The blow-up is between studios and theater owners over a plan to slip some movies into homes through on-demand video shortly after they arrive in theaters. For Mr. Dodd, the new chairman of the Motion Picture Association of America, it is the first industry crisis since he started in late March.
“I’m the new kid on the block,” Mr. Dodd said in an interview by phone on Friday, acknowledging that both his relative inexperience and the need to stay out of business decisions made by individual studios had kept him largely out of the battle. “Each company has to make up its own mind.”
Studios, exhibitors and filmmakers are arguing about the future of the business, and whether people in coming years will be more likely to watch movies in theaters or in increasingly sophisticated home setups mimicking the quality, immediacy and, perhaps, cost, of today’s theatrical experience.
Last week, four studios — Sony Pictures Entertainment, 20th Century Fox, Universal Pictures, and Warner Brothers — took the first step in their arrangement with DirecTV to release films two months after their theatrical release.
The first premium on-demand offering came on Thursday, as DirecTV offered Sony’s “Just Go With It,” with Jennifer Aniston and Adam Sandler, for $30. Two dozen filmmakers, including James Cameron and Peter Jackson, fired back with an open letter criticizing the experiment as a threat to theaters.
The fight separated allies who had recently joined to spend billions of dollars to upgrade theaters for digital and 3-D projection, and had used their combined political might to thwart proposed trading in a financial exchange based on box office revenue.
The rift underscores how little Mr.
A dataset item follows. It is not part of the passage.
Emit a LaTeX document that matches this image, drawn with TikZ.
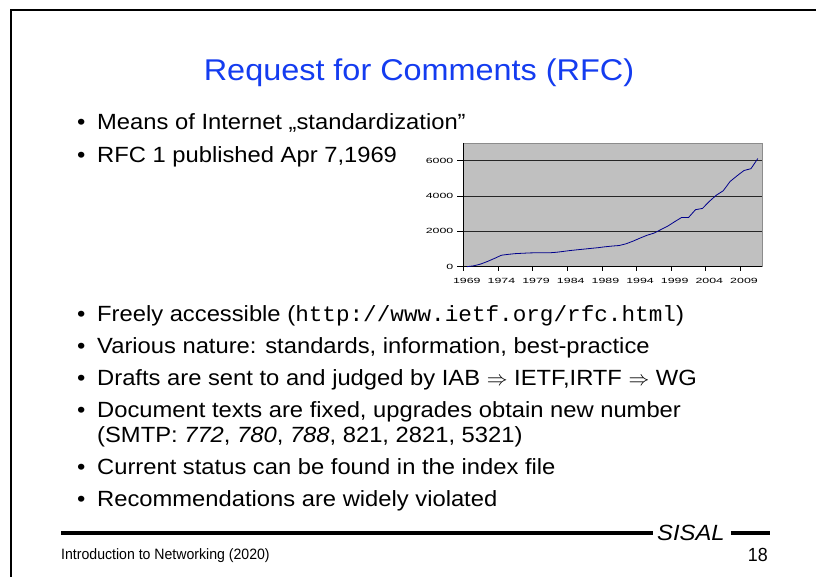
\documentclass[tikz,border=0pt]{standalone}
\usepackage{fontspec}
\setmainfont[FakeStretch=1.08]{Liberation Sans}
\setmonofont[FakeStretch=1.03]{Liberation Mono}
\newfontfamily\chartfont[FakeStretch=1.65]{Liberation Sans}
\newfontfamily\footfont[FakeStretch=0.94]{Liberation Sans}
\definecolor{titleblue}{RGB}{20,60,240}
\definecolor{plotgray}{RGB}{192,192,192}
\definecolor{plotblue}{RGB}{0,0,140}
\begin{document}
\begin{tikzpicture}[x=1pt,y=-1pt,
  bodytext/.style={anchor=base west, inner sep=0pt, font=\fontsize{22}{26}\selectfont},
  bulletmark/.style={anchor=base west, inner sep=0pt, font=\fontsize{22}{26}\selectfont},
  chartlabel/.style={inner sep=0pt, font=\chartfont\fontsize{7.5}{9}\selectfont},
  gridline/.style={black!85, line width=0.7pt},
  axisline/.style={black, line width=0.8pt},
  dataline/.style={plotblue, line width=0.8pt, line join=round},
  footrule/.style={black, line width=3.4pt}]
\useasboundingbox (0,0) rectangle (816,577);
\fill[white] (0,0) rectangle (816,577);
\draw[line width=2.2pt, line join=miter] (11,578) -- (11,10) -- (817,10);

% title
\node[anchor=base, inner sep=0pt, font=\fontsize{30}{36}\selectfont, text=titleblue] (title) at (419,80.7) {Request for Comments (RFC)};

% bullets
\foreach \y [count=\i] in {129.5,162.5,321,353,385,417,474,506}
  \node[bulletmark] (dot\i) at (77,\y) {•};
\node[bodytext] (t1) at (97,129.5) {Means of Internet „standardization”};
\node[bodytext] (t2) at (97,162.5) {RFC 1 published Apr 7,1969};
\node[bodytext] (t3) at (97,321) {Freely accessible (\texttt{http://www.ietf.org/rfc.html})};
\node[bodytext] (t4) at (97,353) {Various nature: standards, information, best-practice};
\node[bodytext] (t5) at (97,385) {Drafts are sent to and judged by IAB $\Rightarrow$ IETF,IRTF $\Rightarrow$ WG};
\node[bodytext] (t6) at (97,417) {Document texts are fixed, upgrades obtain new number};
\node[bodytext] (t6b) at (97,442) {(SMTP: \textit{772}, \textit{780}, \textit{788}, 821, 2821, 5321)};
\node[bodytext] (t7) at (97,474) {Current status can be found in the index file};
\node[bodytext] (t8) at (97,506) {Recommendations are widely violated};

% chart
\fill[plotgray] (463.3,143) rectangle (762,266.7);
\draw[black!45, line width=0.5pt] (463.3,143) rectangle (762,266.7);
\foreach \v/\yy in {2000/231.4,4000/196.1,6000/160.8}{
  \draw[gridline] (463.3,\yy) -- (762,\yy);
}
\foreach \v/\yy in {0/266.7,2000/231.4,4000/196.1,6000/160.8}{
  \draw[axisline] (457,\yy) -- (463.3,\yy);
  \node[chartlabel, anchor=base east] (yl\v) at (453.5,\yy+2.6) {\v};
}
\draw[axisline] (463.3,143) -- (463.3,266.7) -- (762,266.7);
\foreach \k in {0,...,8}{
  \draw[axisline] (463.3+34.65*\k,266.7) -- ++(0,4.5);
  \pgfmathtruncatemacro{\yr}{1969+5*\k}
  \node[chartlabel, anchor=base] (xl\k) at (466.8+34.65*\k,283.3) {\yr};
}
\begin{scope}[shift={(466.8,266.7)}, xscale=6.93, yscale=-0.01765]
\draw[dataline] plot coordinates {(0,0) (1,50) (2,150) (3,300) (4,470) (5,650) (6,700) (7,740) (8,760) (9,780) (10,790) (11,790) (12,790) (13,820) (14,870) (15,920) (16,960) (17,1000) (18,1040) (19,1080) (20,1130) (21,1170) (22,1200) (23,1300) (24,1450) (25,1620) (26,1780) (27,1900) (28,2100) (29,2300) (30,2550) (31,2790) (32,2790) (33,3230) (34,3300) (35,3700) (36,4050) (37,4300) (38,4830) (39,5150) (40,5450) (41,5550) (42,6130)};
\end{scope}

% footer
\node[anchor=base west, inner sep=0pt, font=\fontsize{22}{26}\selectfont\itshape] (sisal) at (657,540.5) {SISAL};
\draw[footrule] (61,533) -- ([xshift=-4pt]sisal.west |- 0,533);
\draw[footrule] ([xshift=6pt]sisal.east |- 0,533) -- (770,533);
\node[anchor=base west, inner sep=0pt, font=\footfont\fontsize{15}{18}\selectfont] (course) at (61,559) {Introduction to Networking (2020)};
\node[anchor=base east, inner sep=0pt, font=\footfont\fontsize{19}{22}\selectfont] (page) at (768,561) {18};
\end{tikzpicture}
\end{document}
Dodd or anyone else can do to buffer the jolts in a film business where the greatest challenges are not the labor disputes or public policy battles that were wrangled by past Hollywood statesmen like the MCA chairman Lew R. Wasserman or the long-serving M.P.A.A. chief Jack Valenti.
Rather, the greatest challenges are philosophical and include business choices largely outside the reach of a trade association, which is limited by antitrust law from interfering in decisions that are really about business rather than public policy — hence Mr. Dodd’s unaccustomed restraint. In fact, the difficulties facing the industry are likely to become tougher as film companies feel their way toward a digital future that is only beginning to unfold.
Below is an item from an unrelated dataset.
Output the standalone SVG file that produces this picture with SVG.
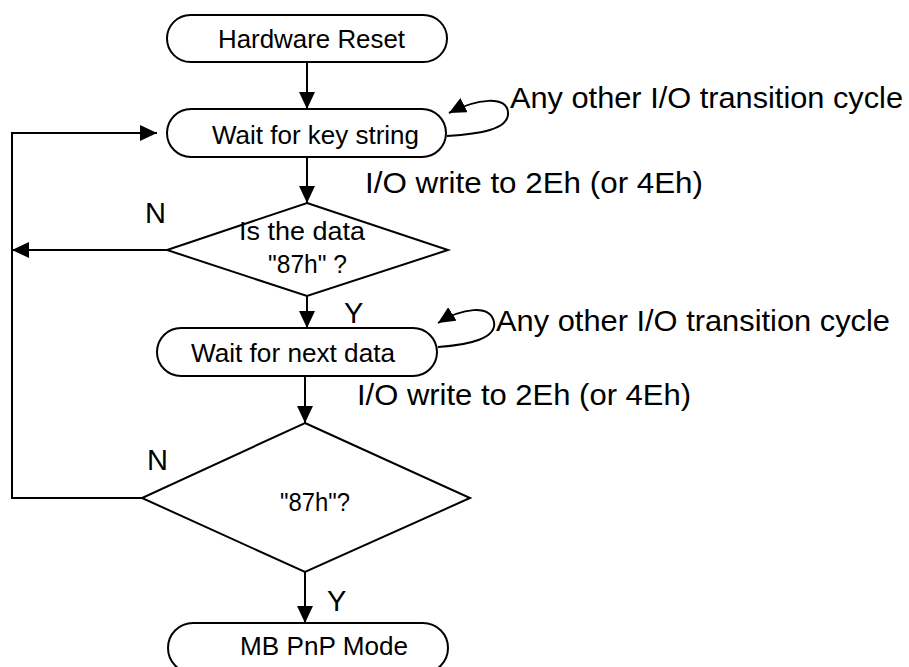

“What’s really going on is that the architecture of the industry is changing,” said Jeff Berg, chairman of the International Creative Management agency.
Speaking by telephone last week, Mr. Berg predicted increasingly rapid waves of change that would overtake the movie business, as companies struggle to replace disappearing DVD revenue with income from both digitally enhanced theaters and new approaches, like so-called digital lockers, that will allow viewers to store films they have paid for in a pirate-proof virtual space that permits repeat viewing.
“There’s a big narrative that’s going to be very disruptive,” Mr. Berg said.
The fierce response by executives from big movie chains like Cinemark, AMC and Regal to the studios’ relatively cautious step with on-demand is clearly more about setting a line for future battles than it is about losing money from an Adam Sandler comedy that left most theaters weeks ago.
“I have not felt this level of concern about a practice of the studios among our members,” said John Fithian, president of the National Association of Theater Owners, which helped organize the filmmakers’ protest letter (in keeping with that association’s view that it can to some extent oppose the plan without violating the antitrust laws that have held back the M.P.A.A.).
Mr. Fithian, also speaking last week, said theater owners had been particularly shocked about the way they learned of the on-demand program: while they were gathered last month at the CinemaCon movie convention in Las Vegas, shortly after Mr. Dodd delivered an address voicing enthusiasm for the moviegoing experience. The report appeared on the Web site of the trade publication Variety.